Meet The
Research Team
This website is a way to share and continue our work.
Dr. Sharity Bassett
Assistant Professor
Dr. Sharity Bassett is an Assistant Professor and Co-Coordinator of American Indian and Indigenous Studies at South Dakota State University. She has been involved in collaborative research with Haudenosaunee communities in New York state, Ontario, and Montreal since 2011. Prior to that, she worked with urban American Indian communities in Denver, CO, as an activist and ally. Currently, her manuscript, Haudenosaunee Women Lacrosse Players: Making Meaning through Rematriation, is under advanced contract with Michigan State Press. Since coming to SDSU the Fall of 2017 as a Dissertation Fellow, she has established important working relationships with community members and Elders from the Oglala Sioux, Rosebud Sioux, and Sisseton Wahpeton Nations. In her time at SDSU, Dr. Bassett has developed strong ties with Indigenous partners at the Oglala Sioux, Rosebud, and Standing Rock reservations. Dr. Bassett contributes sound Indigenous research and discussion methodologies as well as experience with ArcGIS story-mapping and oral history.
Dr. Nicole Flynn
Assistant Professor
Dr. Nicole Flynn is Associate Professor of English at South Dakota State University. She specializes in twentieth century British Literature, interwar studies, and theatre. Her publications include work on novels by Jean Rhys, contemporary fiction by A.S. Byatt, interwar theatre and culture, as well as scholarship of teaching and learning. What unites her work is a dedication to social equity and active citizenship.
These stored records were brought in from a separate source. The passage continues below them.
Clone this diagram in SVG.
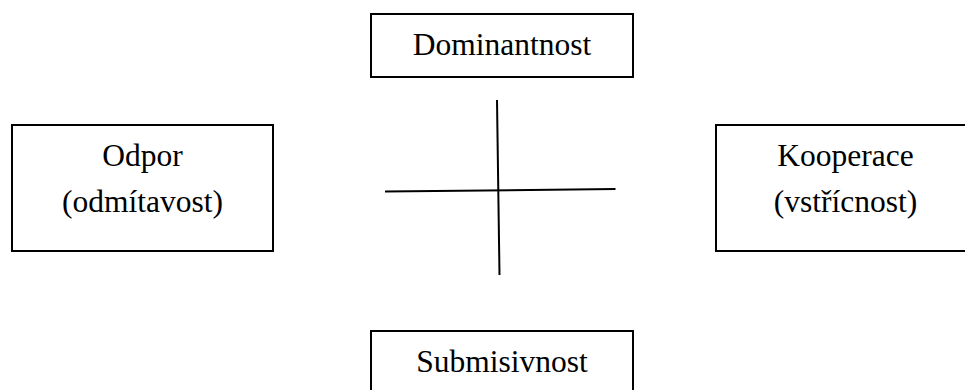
<svg xmlns="http://www.w3.org/2000/svg" width="965" height="390" viewBox="0 0 965 390">
  <style>
    .box { fill: #ffffff; stroke: #000000; stroke-width: 2; }
    .label { font-family: "Liberation Serif", "Times New Roman", serif; font-size: 31.5px; fill: #000000; text-anchor: middle; }
    .axis { stroke: #000000; stroke-width: 2; fill: none; }
  </style>
  <rect width="965" height="390" fill="#ffffff"/>

  <g id="dominantnost">
    <rect class="box" x="371" y="14" width="262" height="63"/>
    <text class="label" x="502" y="55">Dominantnost</text>
  </g>

  <g id="odpor">
    <rect class="box" x="12" y="125" width="261" height="126"/>
    <text class="label" x="142.5" y="166">Odpor</text>
    <text class="label" x="142.5" y="212">(odmítavost)</text>
  </g>

  <g id="kooperace">
    <rect class="box" x="716" y="125" width="262" height="126"/>
    <text class="label" x="845.5" y="166">Kooperace</text>
    <text class="label" x="845.5" y="212">(vstřícnost)</text>
  </g>

  <g id="submisivnost">
    <rect class="box" x="371" y="331" width="262" height="70"/>
    <text class="label" x="502" y="372">Submisivnost</text>
  </g>

  <g id="connectors">
    <line class="axis" x1="497" y1="100" x2="499.5" y2="275"/>
    <line class="axis" x1="385" y1="191.5" x2="615.5" y2="189"/>
  </g>
</svg>
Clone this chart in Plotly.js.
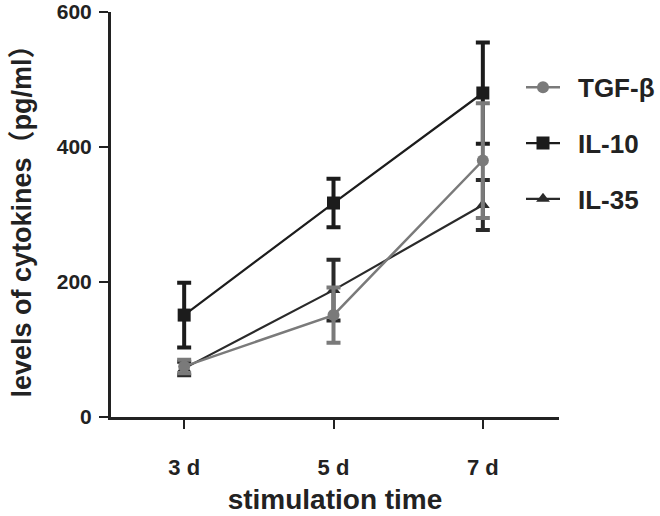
<!DOCTYPE html>
<html><head><meta charset="utf-8">
<script src="https://cdn.plot.ly/plotly-3.0.1.min.js"></script>
<style>html,body{margin:0;padding:0;background:#fff}#chart{width:660px;height:516px}</style>
</head><body><div id="chart"></div>
<script>
const categories = ["3 d", "5 d", "7 d"];
const seriesNames = ["TGF-β", "IL-10", "IL-35"];
const tgfValues = [75, 151, 380];
const tgfErrors = [10, 41, 85];
const il10Values = [151, 317, 480];
const il10Errors = [48, 36, 75];
const il35Values = [72, 188, 314];
const il35Errors = [10, 45, 37];
const yTicks = [0, 200, 400, 600];

const xPos = categories.map((c, i) => i);
function trace(name, y, err, color, symbol, size, lw, rank) {
  return {
    type: 'scatter', mode: 'lines+markers', name: '\u2002' + name, x: xPos, y: y,
    legendgroup: name, legendrank: rank,
    line: {color: color, width: lw},
    marker: {color: color, symbol: symbol, size: size},
    error_y: {type: 'data', array: err, visible: true, color: color, thickness: 4, width: 7}
  };
}
const data = [
  trace(seriesNames[1], il10Values, il10Errors, '#1c1c1c', 'square', 13, 2.2, 2),
  trace(seriesNames[2], il35Values, il35Errors, '#2a2a2a', 'triangle-up', 12, 2.2, 3),
  trace(seriesNames[0], tgfValues, tgfErrors, '#7a7a7a', 'circle', 12, 2.5, 1)
];

const FONT = 'Liberation Sans, Arial, sans-serif';
const CJK = 'Noto Sans CJK SC';
const yTitle = 'levels of cytokines<span style="font-family:' + CJK + '">（</span>pg/ml<span style="font-family:' + CJK + '">）</span>';
const layout = {
  width: 660, height: 516,
  margin: {l: 111, r: 0, t: 12, b: 99},
  paper_bgcolor: '#fff', plot_bgcolor: '#fff',
  font: {family: FONT, color: '#222'},
  showlegend: true,
  legend: {
    x: 1, xanchor: 'right', y: 0.872, yanchor: 'top',
    font: {size: 26, color: '#222', family: FONT, weight: 'bold'},
    tracegroupgap: 19, traceorder: 'grouped', itemwidth: 34
  },
  xaxis: {
    domain: [0, 448 / 549],
    range: [-0.49, 2.51], tickvals: xPos, ticktext: categories,
    showline: true, linewidth: 3, linecolor: '#222',
    ticks: 'outside', ticklen: 9, tickwidth: 2, tickcolor: '#222',
    showgrid: false, zeroline: false, automargin: false,
    tickfont: {size: 22, weight: 'bold', color: '#222'},
    ticklabelstandoff: 20,
    title: {text: 'stimulation time', font: {size: 28, weight: 'bold', color: '#222'}, standoff: 10}
  },
  yaxis: {
    range: [0, 600], tickvals: yTicks,
    showline: true, linewidth: 3, linecolor: '#222',
    ticks: 'outside', ticklen: 9, tickwidth: 2, tickcolor: '#222',
    showgrid: false, zeroline: false, automargin: false,
    tickfont: {size: 21, weight: 'bold', color: '#222'},
    ticklabelstandoff: 3,
    title: {text: yTitle, font: {size: 27, weight: 'bold', color: '#222'}, standoff: 22}
  }
};
Plotly.newPlot('chart', data, layout, {displayModeBar: false, staticPlot: true});
</script></body></html>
She is the founder of Writing Connections, a consulting firm that provides a range of writing-related services from one-on-one coaching and group workshops, to freelance writing and editing for individuals, industry, and non-profit organizations.
Dr. Christi Garst-Santos
Associate Professor
Dr. Christi Garst-Santos is an Associate Professor of Spanish, Director of the School of American & Global Studies, and Director of the Public Humanities Initiative (PHI) at South Dakota State University. For roughly the past decade, she has worked with the state’s newcomer neighbors and Indigenous communities through a series of outreach projects including ESL classes, legal advocacy and support, translation projects, workforce development, Lakota language revitalization, and diversity and intercultural competence workshops. A Cervantes specialist by training, her teaching and research explore how literature negotiates questions of gender, race, ethnicity, and religion in relation to national identities. Convinced that the humanities can address the current “state of emergency” in which we live, her recent work has shifted to public-facing humanities projects and the development of the SDSU PHI, whose research and outreach connects the University and local communities.